Helen Caceres

Personal information
- Full name: Helen Caceres
- Date of birth: 15 June 1993 (age 33)
- Place of birth: Fairfield, Australia
- Height: 1.64 m (5 ft 4+1⁄2 in)
- Position: Striker

Youth career
- 2003–2010: Marconi Stallions

Senior career*
- Years: Team / Apps / (Gls)
- 2010–2012: Marconi Stallions
- 2012–2017: Western Sydney Wanderers / 40 / (4)
- 2018–2019: Melbourne City / 11 / (1)

= Helen Caceres =

Australian association football player

Helen Caceres (née Petinos; born 15 June 1993) is an Australian former soccer player who played as a striker. She made 51 appearances and scored five goals in the A-League Women (previously known as the W-League) for Melbourne City and Western Sydney Wanderers.

== Playing career ==
Petinos grew up in Western Sydney and played junior football in her hometown of Liverpool, New South Wales. She then joined Marconi Stallions - where she made a name for herself in the NSW Premier League. After nine years with the Stallions, she signed her first W-League contract with Western Sydney Wanderers in 2012.

Petinos made her debut for the Western Sydney Wanderers on 17 November 2013 in a match against Canberra United.
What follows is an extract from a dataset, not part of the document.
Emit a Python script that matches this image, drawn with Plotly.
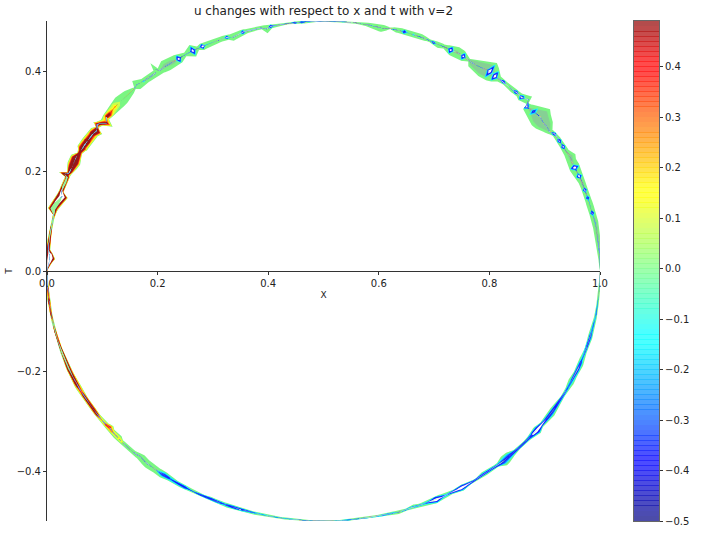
import numpy as np
import plotly.graph_objects as go

TITLE = "u changes with respect to x and t with v=2"

upper_theta = [0,2,5,8,11,13.4,15,17,18.9,20.5,22.3,24.5,26,27.2,28.5,29.8,30.6,31.4,32.3,33.3,34.3,35.5,36.8,38.3,40,41.9,42.2,42.8,44.1,45,45.8,47,48.2,49.3,50.5,51.5,53,55,57.4,58,59.5,61,62.5,64,65.5,66.5,67.5,69,71,73,75,76,77,78,79.5,82,84,86,88.5,90,92,93,94.5,96,98,100,101,102,103,105,107,109.4,110.5,113,116,117,118.2,120,121.7,123,125,126.5,127,127.5,129,130.6,132.3,133,134.5,137,139,141,142,142.9,143.9,144.4,145,145.6,146.7,148.7,150.6,151,152,153,154.5,156,157,157.5,158,160,161.5,162.5,164,165.8,167,170,172,174,175.3,176,177.2,178.5,180]
upper_out = [0,.002,.004,.005,.007,.005,.006,.005,.005,.006,.007,.010,.008,.012,.005,.005,.005,.005,.004,.004,.001,.010,.014,.022,.012,0,.001,.014,.006,.004,.004,.004,.003,.003,.004,.012,.021,.012,.004,0,.008,.011,.008,.003,.004,.002,.002,.006,.006,.006,.005,.001,.004,.004,.004,.002,.002,.002,.001,.001,.001,.002,.002,.002,.001,.002,.003,.003,.003,.002,.005,.002,.004,.005,.007,.004,.013,.004,.009,.010,.012,.004,.020,.005,.006,.006,.014,.002,.008,.012,.010,.006,.006,.003,.006,.012,.002,.008,.009,.010,.011,.007,.004,.012,.012,.008,.004,.018,.004,.005,.004,.006,.010,.014,.002,.002,.002,.004,.004,.002,.004,.002,0]
upper_in = [0,.002,.003,.005,.005,.006,.007,.006,.006,.006,.008,.012,.010,.008,.006,.006,.005,.006,.005,.005,.012,.016,.023,.024,.020,.015,.004,.004,.009,.006,.006,.008,.006,.005,.008,.016,.020,.020,.014,.006,.012,.012,.012,.005,.009,.006,.003,.006,.006,.006,.005,.001,.008,.011,.007,.003,.002,.002,.002,.001,.001,.003,.004,.004,.002,.005,.006,.014,.004,.004,.006,.012,.006,.006,.008,.004,.013,.004,.012,.012,.012,.008,.008,.008,.008,.007,.008,.002,.008,.012,.010,.010,.008,.022,.006,.004,.002,.015,.010,.010,.009,.006,.004,.008,.012,.008,.005,.004,.005,.005,.004,.015,.010,.004,.002,.002,.002,.004,.004,.010,.014,.006,0]
upper_u = [0,0,-.04,-.04,-.04,-.6,-.04,-.55,-.6,-.1,-.65,-.7,-.04,-.04,-.04,-.65,-.04,-.65,-.04,-.65,-.04,-.04,-.04,-.04,-.45,-.7,0,0,-.65,-.04,-.65,-.04,-.04,-.65,-.04,-.7,-.65,-.04,-.04,-.04,-.6,-.04,-.65,-.04,-.04,-.6,0,-.04,-.3,-.55,-.04,0,0,-.04,-.04,0,0,-.55,-.55,0,0,-.55,-.6,-.6,0,-.04,-.6,-.04,0,0,-.6,-.04,-.55,-.04,-.65,-.04,-.65,-.04,-.65,-.04,-.04,-.04,-.04,-.04,-.04,-.28,0,0,0,.05,.15,.3,.2,.15,.35,.3,.2,.36,.42,.46,.44,.36,.38,.45,.48,.48,.47,.3,.47,.6,.55,.8,.9,.7,.55,.55,.55,.52,.48,.6,1,.6,.48]
upper_shade = {5:.5,8:.6,11:.4,20.5:.5,26:.3,27.2:.4,34.3:.3,35.5:.6,36.8:.7,38.3:.7,40:.45,50.5:.3,53:.7,55:.7,57.4:.5,58:.2,61:.3,62.5:.2,123:.4,125:.4,129:.5}
upper_hole = {160:.5,158:.4,164:.45,165.8:.5,167:.4,170:.5,172:.4}

lower_theta = [0,2,5,8,10,12.5,14.9,17,19,21.3,23,24.5,26.3,28.5,30.7,32.5,34.5,36,38,39.5,41,43,45,46.5,48,49.5,51,53,55,56.5,58,60,62,64,66,68,70,71,72.5,74,76,78,79.5,81,83,85,86,87,90,93,94,96,98,100,102,104,106,107.7,109.7,111,112.5,114,115,117,120,122,124,125.4,127,128.3,130,131.6,133,134.7,137,138,140,140.9,142,144.9,146.5,148.2,150,152.9,155,157,159,161,163,166,170,173,176,180]
lower_out = [0,.002,.002,.002,.003,.003,.005,.003,.003,.006,.006,.004,.006,.003,.003,.005,.008,.006,.004,.009,.005,.003,.003,.004,.009,.011,.003,.004,.003,.002,.003,.007,.003,.005,.008,.005,.003,.003,.002,.005,.003,.003,.002,.002,.002,.002,.002,.0008,.0008,.0008,.001,.002,.002,.002,.003,.003,.003,.004,.005,.004,.004,.003,.003,.003,.005,.004,.005,.008,.006,.008,.008,.004,.004,.004,.004,.005,.005,.004,.004,.004,.004,.004,.004,.006,.004,.005,.003,.003,.002,.002,.002,.003,.002,0]
lower_in = [0,.001,.002,.002,.002,.003,.005,.003,.003,.006,.005,.004,.007,.003,.003,.005,.007,.006,.004,.008,.005,.003,.003,.004,.010,.009,.003,.006,.006,.002,.003,.006,.003,.005,.007,.005,.003,.006,.002,.002,.003,.003,.002,.002,.002,.002,.0015,.0008,.0008,.0008,.001,.002,.002,.002,.003,.003,.003,.004,.005,.004,.004,.005,.003,.003,.005,.004,.006,.008,.006,.008,.007,.010,.005,.004,.004,.008,.006,.010,.005,.004,.005,.004,.004,.005,.004,.004,.003,.003,.002,.002,.002,.003,.002,0]
lower_u = [0,0,-.1,-.3,-.4,-.45,-.48,-.48,-.48,-.35,-.45,-.48,-.35,-.48,-.48,-.48,-.49,-.48,-.48,-.7,-.48,-.49,-.49,-.48,-.45,-.35,-.48,-.48,-.4,-.48,-.48,-.8,-.48,-.3,-.75,-.3,-.4,-.2,-.45,-.1,-.45,-.4,-.1,-.4,-.2,-.4,-.45,0,0,0,0,-.45,-.1,-.3,-.2,-.4,-.45,-.48,-.48,-.2,-.48,-.3,-.49,-.49,-.49,-.48,-.3,-.45,-.15,-.2,-.04,0,0,.03,.08,.12,.15,.2,.25,.35,.42,.45,.45,.48,.48,.5,.6,.6,.55,.6,.55,.48,.48,.48]
lower_shade = {14.9:.2,21.3:.5,23:.3,26.3:.5,48:.6,49.5:.7,125.4:.3}
lower_hole = {159:.4,161:.4,166:.5,157:.2}

pos_levels = [.05,.10,.14,.19,.25,.5]
pos_values = [.08,.14,.24,.38,.49,None]
neg_levels = [.2,.26,.3,.34,.38,.5]
neg_values = [-.14,-.2,-.27,-.34,-.39,None]

cbar_levels = np.linspace(-.5, .491, 100)
cbar_ticks = [-.5,-.4,-.3,-.2,-.1,0,.1,.2,.3,.4]
x_ticks = [0,.2,.4,.6,.8,1]
y_ticks = [-.4,-.2,0,.2,.4]

JET = [[0,(0,0,127)],[.11,(0,0,255)],[.125,(0,0,255)],[.35,(0,255,255)],[.375,(0,255,255)],[.64,(255,255,0)],[.66,(255,255,0)],[.89,(255,0,0)],[.91,(255,0,0)],[1,(127,0,0)]]
jet_scale = [[p, "rgb(%d,%d,%d)" % c] for p, c in JET]

def jet_css(v, a=.91):
    t = min(max((v + .5), 0), 1)
    stops = [p for p, _ in JET]
    rgb = [float(np.interp(t, stops, [c[i] for _, c in JET])) for i in range(3)]
    return "rgb(%d,%d,%d)" % tuple(round(255 * (1 - a) + k * a) for k in rgb)

def refine(theta, out, inn, u, shade, hole, reach_neg, reach_pos, n=6):
    rows = []
    for i in range(len(theta) - 1):
        a, b = theta[i], theta[i + 1]
        d = b - a
        lo, hi = min(u[i], u[i + 1], 0), max(u[i], u[i + 1], 0)
        for k in range(n):
            t = k / n
            pa = max(0, 1 - t * d / (reach_pos if u[i] > 0 else reach_neg))
            pb = max(0, 1 - (1 - t) * d / (reach_pos if u[i + 1] > 0 else reach_neg))
            rows.append((a + t * d, out[i] + t * (out[i + 1] - out[i]), inn[i] + t * (inn[i + 1] - inn[i]),
                         float(np.clip(u[i] * pa + u[i + 1] * pb, lo, hi)),
                         shade.get(a, 0) * (1 - t) + shade.get(b, 0) * t,
                         hole.get(a, 0) * (1 - t) + hole.get(b, 0) * t))
    rows.append((theta[-1], out[-1], inn[-1], u[-1], shade.get(theta[-1], 0), hole.get(theta[-1], 0)))
    return [np.array(c, float) for c in zip(*rows)]

def outline(theta, out, inn, frac, sign):
    th = np.radians(theta)
    mid = .5 + (out - inn) / 2
    half = (out + inn) / 2 * frac
    r = np.r_[mid + half, (mid - half)[::-1]]
    t = np.r_[th, th[::-1]]
    return .5 + r * np.cos(t), sign * r * np.sin(t)

traces = []
def add_fill(x, y, color):
    traces.append(go.Scatter(x=x, y=y, mode="lines", fill="toself", fillcolor=color,
                             line=dict(width=0, color=color), hoverinfo="skip", showlegend=False))

def draw_arc(theta, out, inn, u, shade, hole, sign, reach_neg, reach_pos):
    th, o, i, v, s, h = refine(theta, out, inn, u, shade, hole, reach_neg, reach_pos)
    add_fill(*outline(th, o, i, np.ones(len(th)), sign), "rgb(122,246,130)")
    add_fill(*outline(th, o, i, s, sign), "rgb(134,208,148)")
    for lv, val in zip(pos_levels, pos_values):
        f = np.clip(1 - lv / np.maximum(v, 1e-6), 0, 1) ** .7
        if val is None:
            f = f * .9
        add_fill(*outline(th, o, i, f, sign), jet_css(val) if val is not None else "white")
    for lv, val in zip(neg_levels, neg_values):
        f = np.clip((1 - lv / np.maximum(-v, 1e-6)) * 1.2, 0, 1)
        add_fill(*outline(th, o, i, f, sign), jet_css(val) if val is not None else "white")
    add_fill(*outline(th, o, i, h, sign), "rgb(150,245,150)")

draw_arc(upper_theta, upper_out, upper_in, upper_u, upper_shade, upper_hole, 1, .8, 1.6)
draw_arc(lower_theta, lower_out, lower_in, lower_u, lower_shade, lower_hole, -1, 2.0, 2.0)

mid = (cbar_levels[:-1] + cbar_levels[1:]) / 2
cbar = go.Heatmap(x=[0, 1], y=cbar_levels, z=[[m] for m in mid], colorscale=jet_scale, zmin=-.5, zmax=.5,
                  opacity=.7, showscale=False, hoverinfo="skip", xaxis="x2", yaxis="y2")
sep_y, sep_z = [], []
for m in cbar_levels[1:-1]:
    sep_y += [m - .0008, m + .0008]
    sep_z += [[m], [None]]
sep = go.Heatmap(x=[0, 1], y=sep_y + [cbar_levels[-1]], z=sep_z, colorscale=jet_scale, zmin=-.5, zmax=.5,
                 opacity=.45, showscale=False, hoverinfo="skip", xaxis="x2", yaxis="y2")

fig = go.Figure(traces + [cbar, sep])
W, H = 707, 534
FONT = "DejaVu Sans"
fig.update_layout(
    template="none",
    width=W, height=H, autosize=False, margin=dict(l=0, r=0, t=0, b=0, pad=0),
    paper_bgcolor="white", plot_bgcolor="white", showlegend=False,
    font=dict(family=FONT, size=10, color="#222"),
    title=dict(text=TITLE, x=323.5 / W, y=1 - 11 / H, xanchor="center", yanchor="middle",
               font=dict(family=FONT, size=12, color="#222")),
    xaxis=dict(domain=[47 / W, 600 / W], range=[0, 1], anchor="free", position=(H - 271) / H,
               showline=True, linecolor="#333", linewidth=1, ticks="outside", ticklen=3, tickwidth=1,
               tickcolor="#333", tickvals=x_ticks, tickformat=".1f", showgrid=False, zeroline=False,
               automargin=False, title=dict(text="X", standoff=3, font=dict(size=9))),
    yaxis=dict(domain=[13 / H, 513 / H], range=[-.5, .5], anchor="x", automargin=False,
               showline=True, linecolor="#333", linewidth=1, ticks="outside", ticklen=3, tickwidth=1,
               tickcolor="#333", tickvals=y_ticks, tickformat=".1f", showgrid=False, zeroline=False,
               title=dict(text="T", standoff=2, font=dict(size=9))),
    xaxis2=dict(domain=[634 / W, 659 / W], range=[0, 1], anchor="y2", showticklabels=False, ticks="",
                showgrid=False, zeroline=False, showline=True, mirror=True, linecolor="#666", linewidth=1,
                automargin=False),
    yaxis2=dict(domain=[13 / H, 513 / H], range=[-.5, .491], anchor="x2", side="right", tickvals=cbar_ticks,
                tickformat=".1f", ticks="outside", ticklen=3, tickwidth=1, tickcolor="#333", showgrid=False,
                zeroline=False, showline=True, mirror=True, linecolor="#666", linewidth=1, automargin=False),
)
fig.write_html("out.html", config=dict(displayModeBar=False),
               post_script="document.body.style.margin='0';document.body.style.overflow='hidden';")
She made 11 appearances for the team during the 2013–14 W-League season, scoring a single goal during a 3–0 win against Perth Glory on 14 December 2013.
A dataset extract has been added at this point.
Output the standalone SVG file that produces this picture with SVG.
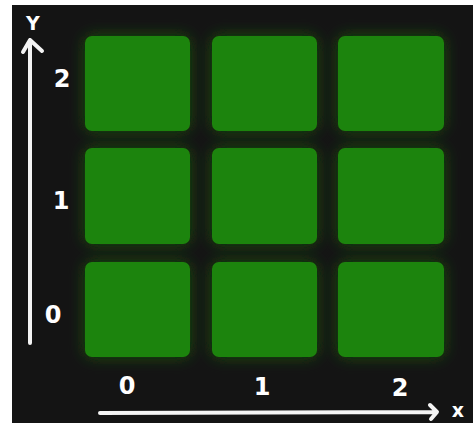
<svg xmlns="http://www.w3.org/2000/svg" width="473" height="423" viewBox="0 0 473 423">
<style>
.cell{fill:#1c840a;filter:url(#glow)}
.lbl{fill:#fff;font-family:"DejaVu Sans",sans-serif;font-weight:bold;font-size:24px;text-anchor:middle;dominant-baseline:central}
.ax{stroke:#f4f4f4;stroke-width:4;fill:none;stroke-linecap:round;stroke-linejoin:round}
</style>
<defs>
<filter id="glow" x="-25%" y="-25%" width="150%" height="150%">
<feGaussianBlur in="SourceGraphic" stdDeviation="8" result="b"/>
<feComponentTransfer in="b" result="bb"><feFuncA type="linear" slope="0.55"/></feComponentTransfer>
<feMerge><feMergeNode in="bb"/><feMergeNode in="SourceGraphic"/></feMerge>
</filter>
</defs>
<rect width="473" height="423" fill="#fff"/>
<rect x="12" y="5" width="461" height="418" fill="#141414"/>
<g id="cells">
<g id="c00"><rect class="cell" x="85" y="262" width="105" height="95" rx="7"/></g>
<g id="c10"><rect class="cell" x="212" y="262" width="105" height="95" rx="7"/></g>
<g id="c20"><rect class="cell" x="338" y="262" width="106" height="95" rx="7"/></g>
<g id="c01"><rect class="cell" x="85" y="148" width="105" height="96" rx="7"/></g>
<g id="c11"><rect class="cell" x="212" y="148" width="105" height="96" rx="7"/></g>
<g id="c21"><rect class="cell" x="338" y="148" width="106" height="96" rx="7"/></g>
<g id="c02"><rect class="cell" x="85" y="36" width="105" height="95" rx="7"/></g>
<g id="c12"><rect class="cell" x="212" y="36" width="105" height="95" rx="7"/></g>
<g id="c22"><rect class="cell" x="338" y="36" width="106" height="95" rx="7"/></g>
</g>
<g id="connectors">
<path class="ax" d="M30 343 L30 40 M23 52 L30 40 L42 51"/>
<path class="ax" d="M100 413 L436 412 M430 405 L437 412 L431 419"/>
</g>
<g id="labels">
<text class="lbl" x="33" y="23" style="font-size:19px">Y</text>
<text class="lbl" x="62" y="79">2</text>
<text class="lbl" x="61" y="201">1</text>
<text class="lbl" x="53" y="315">0</text>
<text class="lbl" x="127" y="386">0</text>
<text class="lbl" x="262" y="387">1</text>
<text class="lbl" x="400" y="388">2</text>
<text class="lbl" x="458" y="410" style="font-size:19px">x</text>
</g>
</svg>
During the 2014–15 W-League season, Petinos made 12 appearances and scored two goals.

After spending four seasons at Western Sydney, as well as a year away from the W-League due to living overseas in United Arab Emirates, Petinos signed with Melbourne City for the 2018–19 W-League season.

== Personal life ==
Helen is married to Sydney FC midfielder Anthony Cáceres (married 2 June 2018) whom she met at Westfields Sports High School. She is of Greek descent.

They are the first wife and husband to play at the same club in the A-Leagues.